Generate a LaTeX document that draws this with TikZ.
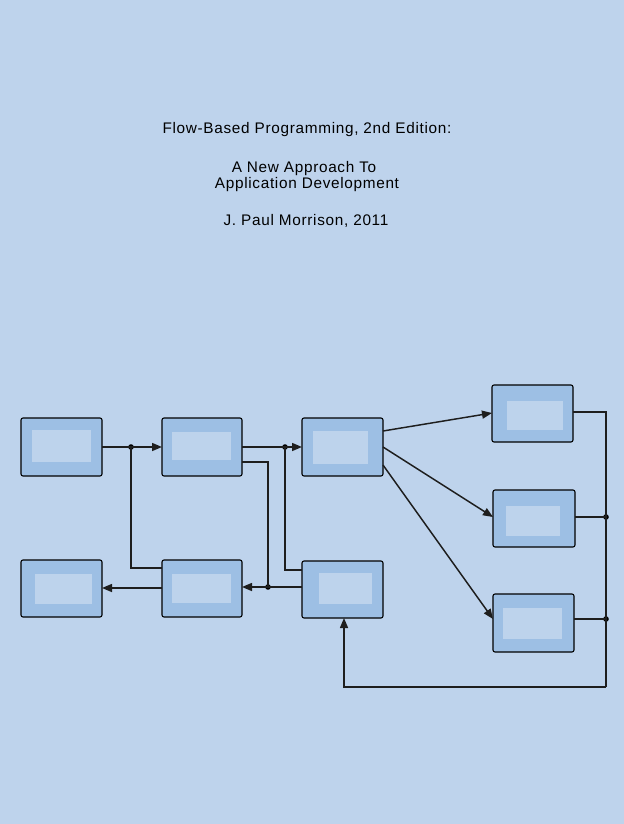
\documentclass[tikz,border=0pt]{standalone}
\usepackage{fontspec}
\setmainfont{Liberation Sans}
\usetikzlibrary{arrows.meta,fit}
\definecolor{bg}{HTML}{BED3EC}
\definecolor{boxfill}{HTML}{9DBFE4}
\definecolor{innerfill}{HTML}{BDD3EC}
\definecolor{wire}{HTML}{1E1E1E}
\tikzset{
  box/.style={draw=black, line width=0.8pt, fill=boxfill, rounded corners=1.5pt, inner sep=0pt},
  innerbox/.style={fill=innerfill, inner sep=0pt},
  wireline/.style={draw=wire, line width=1.1pt},
  arr/.style={wireline, -{Triangle[length=7.5pt,width=6pt]}},
  junction/.style={circle, fill=black, inner sep=0pt, minimum size=4.2pt},
  titletext/.style={anchor=base, font=\fontsize{11.5pt}{13pt}\selectfont\addfontfeature{LetterSpace=4.5}, text=black, inner sep=0pt}
}
\begin{document}
\begin{tikzpicture}[x=0.75pt,y=-0.75pt]
\fill[bg] (0,0) rectangle (624,824);
\useasboundingbox (0,0) rectangle (624,824);

% title text
\node[titletext] (t1) at (307,133) {Flow-Based Programming, 2nd Edition:};
\node[titletext] (t2) at (304,172) {A New Approach To};
\node[titletext] (t3) at (307,188) {Application Development};
\node[titletext] (t4) at (306,225) {J. Paul Morrison, 2011};

% boxes
\node[box, fit={(21,418)(102,476)}] (A) {};
\node[box, fit={(162,418)(242,476)}] (B) {};
\node[box, fit={(302,418)(383,476)}] (C) {};
\node[box, fit={(21,560)(102,617)}] (D) {};
\node[box, fit={(162,560)(242,617)}] (E) {};
\node[box, fit={(302,561)(383,618)}] (F) {};
\node[box, fit={(492,385)(573,442)}] (G) {};
\node[box, fit={(493,490)(575,547)}] (H) {};
\node[box, fit={(493,594)(574,652)}] (I) {};

% inner panels
\node[innerbox, fit={(32,430)(91,462)}] (Ai) {};
\node[innerbox, fit={(172,432)(231,460)}] (Bi) {};
\node[innerbox, fit={(313,431)(368,464)}] (Ci) {};
\node[innerbox, fit={(35,574)(92,604)}] (Di) {};
\node[innerbox, fit={(172,574)(231,603)}] (Ei) {};
\node[innerbox, fit={(319,573)(372,604)}] (Fi) {};
\node[innerbox, fit={(507,401)(563,430)}] (Gi) {};
\node[innerbox, fit={(506,506)(560,536)}] (Hi) {};
\node[innerbox, fit={(503,608)(562,639)}] (Ii) {};

% ports and junction points
\coordinate (Ao) at (102,447);
\coordinate (Bin) at (162,447);
\coordinate (Bo) at (242,447);
\coordinate (Bo2) at (242,462);
\coordinate (Cin) at (302,447);
\coordinate (Eo2) at (162,568);
\coordinate (Ein) at (242,587);
\coordinate (Eo) at (162,588);
\coordinate (Din) at (102,588);
\coordinate (Fo) at (302,587);
\coordinate (Fo2) at (302,570);
\coordinate (Fin) at (344,618);
\coordinate (Co1) at (383,431);
\coordinate (Co2) at (383,447);
\coordinate (Co3) at (383,465);
\coordinate (Gin) at (492,413);
\coordinate (Hin) at (493,517);
\coordinate (Iin) at (493,619);
\coordinate (Go) at (573,412);
\coordinate (Ho) at (575,517);
\coordinate (Io) at (574,619);
\coordinate (bus) at (606,687);
\node[junction] (j1) at (131,447) {};
\node[junction] (j2) at (285,447) {};
\node[junction] (j3) at (268,587) {};
\node[junction] (j4) at (606,517) {};
\node[junction] (j5) at (606,619) {};

% connectors
\draw[arr] (Ao) -- (Bin);
\draw[wireline] (Eo2) -| (j1.center);
\draw[arr] (Bo) -- (Cin);
\draw[wireline] (Bo2) -| (j3.center);
\draw[arr] (Fo) -- (Ein);
\draw[wireline] (Fo2) -| (j2.center);
\draw[arr] (Eo) -- (Din);
\draw[arr] (Co1) -- (Gin);
\draw[arr] (Co2) -- (Hin);
\draw[arr] (Co3) -- (Iin);
\draw[wireline] (Go) -| (bus);
\draw[arr] (bus) -| (Fin);
\draw[wireline] (Ho) -- (j4.center);
\draw[wireline] (Io) -- (j5.center);
\end{tikzpicture}
\end{document}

· · · ·

**Short task:** Give back every line exactly as it stands, pictures excluded.

**Task output:**
Generate a LaTeX document that draws this with TikZ.
\documentclass[tikz,border=0pt]{standalone}
\usepackage{fontspec}
\setmainfont{Liberation Sans}
\usetikzlibrary{arrows.meta,fit}
\definecolor{bg}{HTML}{BED3EC}
\definecolor{boxfill}{HTML}{9DBFE4}
\definecolor{innerfill}{HTML}{BDD3EC}
\definecolor{wire}{HTML}{1E1E1E}
\tikzset{
  box/.style={draw=black, line width=0.8pt, fill=boxfill, rounded corners=1.5pt, inner sep=0pt},
  innerbox/.style={fill=innerfill, inner sep=0pt},
  wireline/.style={draw=wire, line width=1.1pt},
  arr/.style={wireline, -{Triangle[length=7.5pt,width=6pt]}},
  junction/.style={circle, fill=black, inner sep=0pt, minimum size=4.2pt},
  titletext/.style={anchor=base, font=\fontsize{11.5pt}{13pt}\selectfont\addfontfeature{LetterSpace=4.5}, text=black, inner sep=0pt}
}
\begin{document}
\begin{tikzpicture}[x=0.75pt,y=-0.75pt]
\fill[bg] (0,0) rectangle (624,824);
\useasboundingbox (0,0) rectangle (624,824);

% title text
\node[titletext] (t1) at (307,133) {Flow-Based Programming, 2nd Edition:};
\node[titletext] (t2) at (304,172) {A New Approach To};
\node[titletext] (t3) at (307,188) {Application Development};
\node[titletext] (t4) at (306,225) {J. Paul Morrison, 2011};

% boxes
\node[box, fit={(21,418)(102,476)}] (A) {};
\node[box, fit={(162,418)(242,476)}] (B) {};
\node[box, fit={(302,418)(383,476)}] (C) {};
\node[box, fit={(21,560)(102,617)}] (D) {};
\node[box, fit={(162,560)(242,617)}] (E) {};
\node[box, fit={(302,561)(383,618)}] (F) {};
\node[box, fit={(492,385)(573,442)}] (G) {};
\node[box, fit={(493,490)(575,547)}] (H) {};
\node[box, fit={(493,594)(574,652)}] (I) {};

% inner panels
\node[innerbox, fit={(32,430)(91,462)}] (Ai) {};
\node[innerbox, fit={(172,432)(231,460)}] (Bi) {};
\node[innerbox, fit={(313,431)(368,464)}] (Ci) {};
\node[innerbox, fit={(35,574)(92,604)}] (Di) {};
\node[innerbox, fit={(172,574)(231,603)}] (Ei) {};
\node[innerbox, fit={(319,573)(372,604)}] (Fi) {};
\node[innerbox, fit={(507,401)(563,430)}] (Gi) {};
\node[innerbox, fit={(506,506)(560,536)}] (Hi) {};
\node[innerbox, fit={(503,608)(562,639)}] (Ii) {};

% ports and junction points
\coordinate (Ao) at (102,447);
\coordinate (Bin) at (162,447);
\coordinate (Bo) at (242,447);
\coordinate (Bo2) at (242,462);
\coordinate (Cin) at (302,447);
\coordinate (Eo2) at (162,568);
\coordinate (Ein) at (242,587);
\coordinate (Eo) at (162,588);
\coordinate (Din) at (102,588);
\coordinate (Fo) at (302,587);
\coordinate (Fo2) at (302,570);
\coordinate (Fin) at (344,618);
\coordinate (Co1) at (383,431);
\coordinate (Co2) at (383,447);
\coordinate (Co3) at (383,465);
\coordinate (Gin) at (492,413);
\coordinate (Hin) at (493,517);
\coordinate (Iin) at (493,619);
\coordinate (Go) at (573,412);
\coordinate (Ho) at (575,517);
\coordinate (Io) at (574,619);
\coordinate (bus) at (606,687);
\node[junction] (j1) at (131,447) {};
\node[junction] (j2) at (285,447) {};
\node[junction] (j3) at (268,587) {};
\node[junction] (j4) at (606,517) {};
\node[junction] (j5) at (606,619) {};

% connectors
\draw[arr] (Ao) -- (Bin);
\draw[wireline] (Eo2) -| (j1.center);
\draw[arr] (Bo) -- (Cin);
\draw[wireline] (Bo2) -| (j3.center);
\draw[arr] (Fo) -- (Ein);
\draw[wireline] (Fo2) -| (j2.center);
\draw[arr] (Eo) -- (Din);
\draw[arr] (Co1) -- (Gin);
\draw[arr] (Co2) -- (Hin);
\draw[arr] (Co3) -- (Iin);
\draw[wireline] (Go) -| (bus);
\draw[arr] (bus) -| (Fin);
\draw[wireline] (Ho) -- (j4.center);
\draw[wireline] (Io) -- (j5.center);
\end{tikzpicture}
\end{document}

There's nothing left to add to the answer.